(Work instructions)
Omit any picture, and return the remaining data exactly as written.

(Raw data)
****************************************

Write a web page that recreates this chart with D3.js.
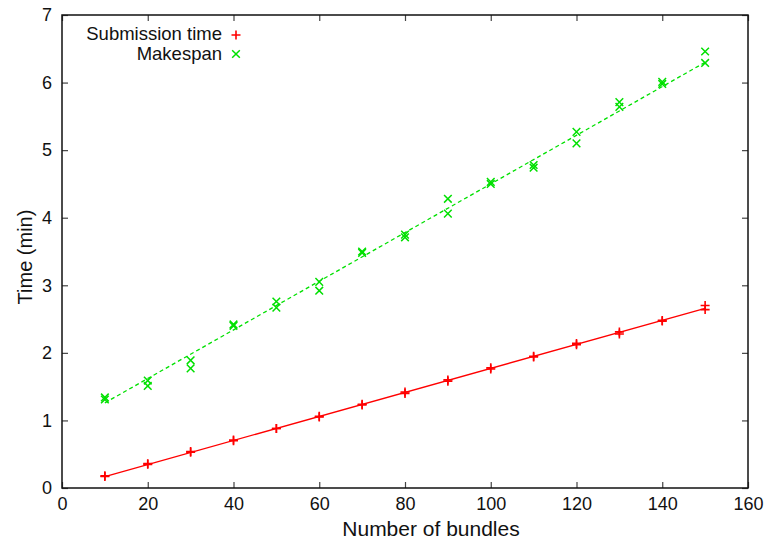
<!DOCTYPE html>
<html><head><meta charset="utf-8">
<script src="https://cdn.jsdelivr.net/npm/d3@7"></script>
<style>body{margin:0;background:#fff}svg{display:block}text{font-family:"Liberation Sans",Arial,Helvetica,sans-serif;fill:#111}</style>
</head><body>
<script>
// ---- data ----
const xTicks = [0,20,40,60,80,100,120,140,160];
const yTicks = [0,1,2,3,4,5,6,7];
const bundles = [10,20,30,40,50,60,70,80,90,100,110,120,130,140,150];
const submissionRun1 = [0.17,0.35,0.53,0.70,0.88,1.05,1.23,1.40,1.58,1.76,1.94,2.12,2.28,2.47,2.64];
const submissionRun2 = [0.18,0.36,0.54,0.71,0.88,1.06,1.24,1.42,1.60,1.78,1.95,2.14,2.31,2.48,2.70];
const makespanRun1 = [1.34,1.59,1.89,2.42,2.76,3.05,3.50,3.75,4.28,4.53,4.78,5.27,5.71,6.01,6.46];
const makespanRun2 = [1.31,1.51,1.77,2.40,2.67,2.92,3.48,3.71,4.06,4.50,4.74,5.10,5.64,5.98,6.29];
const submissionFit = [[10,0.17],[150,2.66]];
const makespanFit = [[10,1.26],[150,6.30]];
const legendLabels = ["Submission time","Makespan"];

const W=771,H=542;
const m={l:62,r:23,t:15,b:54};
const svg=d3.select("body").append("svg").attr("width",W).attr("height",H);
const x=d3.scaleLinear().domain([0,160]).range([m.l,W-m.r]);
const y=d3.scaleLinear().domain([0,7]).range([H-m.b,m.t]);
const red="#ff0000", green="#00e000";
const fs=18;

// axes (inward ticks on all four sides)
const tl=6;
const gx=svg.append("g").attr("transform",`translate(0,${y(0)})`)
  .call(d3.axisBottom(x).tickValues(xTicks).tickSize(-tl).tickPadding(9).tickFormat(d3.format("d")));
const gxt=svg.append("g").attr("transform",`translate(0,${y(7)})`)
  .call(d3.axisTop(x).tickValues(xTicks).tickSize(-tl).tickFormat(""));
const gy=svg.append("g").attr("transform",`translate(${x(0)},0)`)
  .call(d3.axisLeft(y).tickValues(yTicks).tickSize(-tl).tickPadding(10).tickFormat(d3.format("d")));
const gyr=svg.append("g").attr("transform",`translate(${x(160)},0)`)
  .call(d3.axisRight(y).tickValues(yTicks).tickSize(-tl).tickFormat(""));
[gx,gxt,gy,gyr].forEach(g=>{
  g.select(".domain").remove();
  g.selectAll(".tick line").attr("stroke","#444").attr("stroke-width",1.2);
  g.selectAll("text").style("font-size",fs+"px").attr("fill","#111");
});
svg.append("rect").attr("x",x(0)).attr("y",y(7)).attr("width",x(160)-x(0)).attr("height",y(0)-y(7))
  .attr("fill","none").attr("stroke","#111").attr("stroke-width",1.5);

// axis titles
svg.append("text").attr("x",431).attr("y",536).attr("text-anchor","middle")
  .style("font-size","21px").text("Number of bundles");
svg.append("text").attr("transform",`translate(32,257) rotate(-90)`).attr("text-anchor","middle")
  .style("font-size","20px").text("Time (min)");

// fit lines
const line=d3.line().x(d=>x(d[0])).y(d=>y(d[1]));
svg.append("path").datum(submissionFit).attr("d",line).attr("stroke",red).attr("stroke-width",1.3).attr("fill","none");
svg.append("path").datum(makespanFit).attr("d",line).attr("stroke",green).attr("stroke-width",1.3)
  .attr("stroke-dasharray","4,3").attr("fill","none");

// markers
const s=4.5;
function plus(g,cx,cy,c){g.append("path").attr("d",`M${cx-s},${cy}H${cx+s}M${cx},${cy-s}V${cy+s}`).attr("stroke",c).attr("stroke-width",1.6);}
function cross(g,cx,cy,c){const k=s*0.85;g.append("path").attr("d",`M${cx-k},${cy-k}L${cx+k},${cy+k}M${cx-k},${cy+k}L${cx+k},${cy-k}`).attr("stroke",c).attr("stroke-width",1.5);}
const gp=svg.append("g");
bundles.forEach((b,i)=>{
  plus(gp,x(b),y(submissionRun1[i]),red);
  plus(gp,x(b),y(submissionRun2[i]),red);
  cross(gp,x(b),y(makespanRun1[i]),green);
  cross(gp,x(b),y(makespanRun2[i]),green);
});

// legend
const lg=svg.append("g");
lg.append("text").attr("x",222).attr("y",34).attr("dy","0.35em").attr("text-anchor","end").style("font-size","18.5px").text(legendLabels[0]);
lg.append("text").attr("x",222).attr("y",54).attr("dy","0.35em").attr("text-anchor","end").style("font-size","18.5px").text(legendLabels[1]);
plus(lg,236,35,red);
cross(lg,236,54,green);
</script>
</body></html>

****************************************

(Task solution)
Write a web page that recreates this chart with D3.js.
<!DOCTYPE html>
<html><head><meta charset="utf-8">
<script src="https://cdn.jsdelivr.net/npm/d3@7"></script>
<style>body{margin:0;background:#fff}svg{display:block}text{font-family:"Liberation Sans",Arial,Helvetica,sans-serif;fill:#111}</style>
</head><body>
<script>
// ---- data ----
const xTicks = [0,20,40,60,80,100,120,140,160];
const yTicks = [0,1,2,3,4,5,6,7];
const bundles = [10,20,30,40,50,60,70,80,90,100,110,120,130,140,150];
const submissionRun1 = [0.17,0.35,0.53,0.70,0.88,1.05,1.23,1.40,1.58,1.76,1.94,2.12,2.28,2.47,2.64];
const submissionRun2 = [0.18,0.36,0.54,0.71,0.88,1.06,1.24,1.42,1.60,1.78,1.95,2.14,2.31,2.48,2.70];
const makespanRun1 = [1.34,1.59,1.89,2.42,2.76,3.05,3.50,3.75,4.28,4.53,4.78,5.27,5.71,6.01,6.46];
const makespanRun2 = [1.31,1.51,1.77,2.40,2.67,2.92,3.48,3.71,4.06,4.50,4.74,5.10,5.64,5.98,6.29];
const submissionFit = [[10,0.17],[150,2.66]];
const makespanFit = [[10,1.26],[150,6.30]];
const legendLabels = ["Submission time","Makespan"];

const W=771,H=542;
const m={l:62,r:23,t:15,b:54};
const svg=d3.select("body").append("svg").attr("width",W).attr("height",H);
const x=d3.scaleLinear().domain([0,160]).range([m.l,W-m.r]);
const y=d3.scaleLinear().domain([0,7]).range([H-m.b,m.t]);
const red="#ff0000", green="#00e000";
const fs=18;

// axes (inward ticks on all four sides)
const tl=6;
const gx=svg.append("g").attr("transform",`translate(0,${y(0)})`)
  .call(d3.axisBottom(x).tickValues(xTicks).tickSize(-tl).tickPadding(9).tickFormat(d3.format("d")));
const gxt=svg.append("g").attr("transform",`translate(0,${y(7)})`)
  .call(d3.axisTop(x).tickValues(xTicks).tickSize(-tl).tickFormat(""));
const gy=svg.append("g").attr("transform",`translate(${x(0)},0)`)
  .call(d3.axisLeft(y).tickValues(yTicks).tickSize(-tl).tickPadding(10).tickFormat(d3.format("d")));
const gyr=svg.append("g").attr("transform",`translate(${x(160)},0)`)
  .call(d3.axisRight(y).tickValues(yTicks).tickSize(-tl).tickFormat(""));
[gx,gxt,gy,gyr].forEach(g=>{
  g.select(".domain").remove();
  g.selectAll(".tick line").attr("stroke","#444").attr("stroke-width",1.2);
  g.selectAll("text").style("font-size",fs+"px").attr("fill","#111");
});
svg.append("rect").attr("x",x(0)).attr("y",y(7)).attr("width",x(160)-x(0)).attr("height",y(0)-y(7))
  .attr("fill","none").attr("stroke","#111").attr("stroke-width",1.5);

// axis titles
svg.append("text").attr("x",431).attr("y",536).attr("text-anchor","middle")
  .style("font-size","21px").text("Number of bundles");
svg.append("text").attr("transform",`translate(32,257) rotate(-90)`).attr("text-anchor","middle")
  .style("font-size","20px").text("Time (min)");

// fit lines
const line=d3.line().x(d=>x(d[0])).y(d=>y(d[1]));
svg.append("path").datum(submissionFit).attr("d",line).attr("stroke",red).attr("stroke-width",1.3).attr("fill","none");
svg.append("path").datum(makespanFit).attr("d",line).attr("stroke",green).attr("stroke-width",1.3)
  .attr("stroke-dasharray","4,3").attr("fill","none");

// markers
const s=4.5;
function plus(g,cx,cy,c){g.append("path").attr("d",`M${cx-s},${cy}H${cx+s}M${cx},${cy-s}V${cy+s}`).attr("stroke",c).attr("stroke-width",1.6);}
function cross(g,cx,cy,c){const k=s*0.85;g.append("path").attr("d",`M${cx-k},${cy-k}L${cx+k},${cy+k}M${cx-k},${cy+k}L${cx+k},${cy-k}`).attr("stroke",c).attr("stroke-width",1.5);}
const gp=svg.append("g");
bundles.forEach((b,i)=>{
  plus(gp,x(b),y(submissionRun1[i]),red);
  plus(gp,x(b),y(submissionRun2[i]),red);
  cross(gp,x(b),y(makespanRun1[i]),green);
  cross(gp,x(b),y(makespanRun2[i]),green);
});

// legend
const lg=svg.append("g");
lg.append("text").attr("x",222).attr("y",34).attr("dy","0.35em").attr("text-anchor","end").style("font-size","18.5px").text(legendLabels[0]);
lg.append("text").attr("x",222).attr("y",54).attr("dy","0.35em").attr("text-anchor","end").style("font-size","18.5px").text(legendLabels[1]);
plus(lg,236,35,red);
cross(lg,236,54,green);
</script>
</body></html>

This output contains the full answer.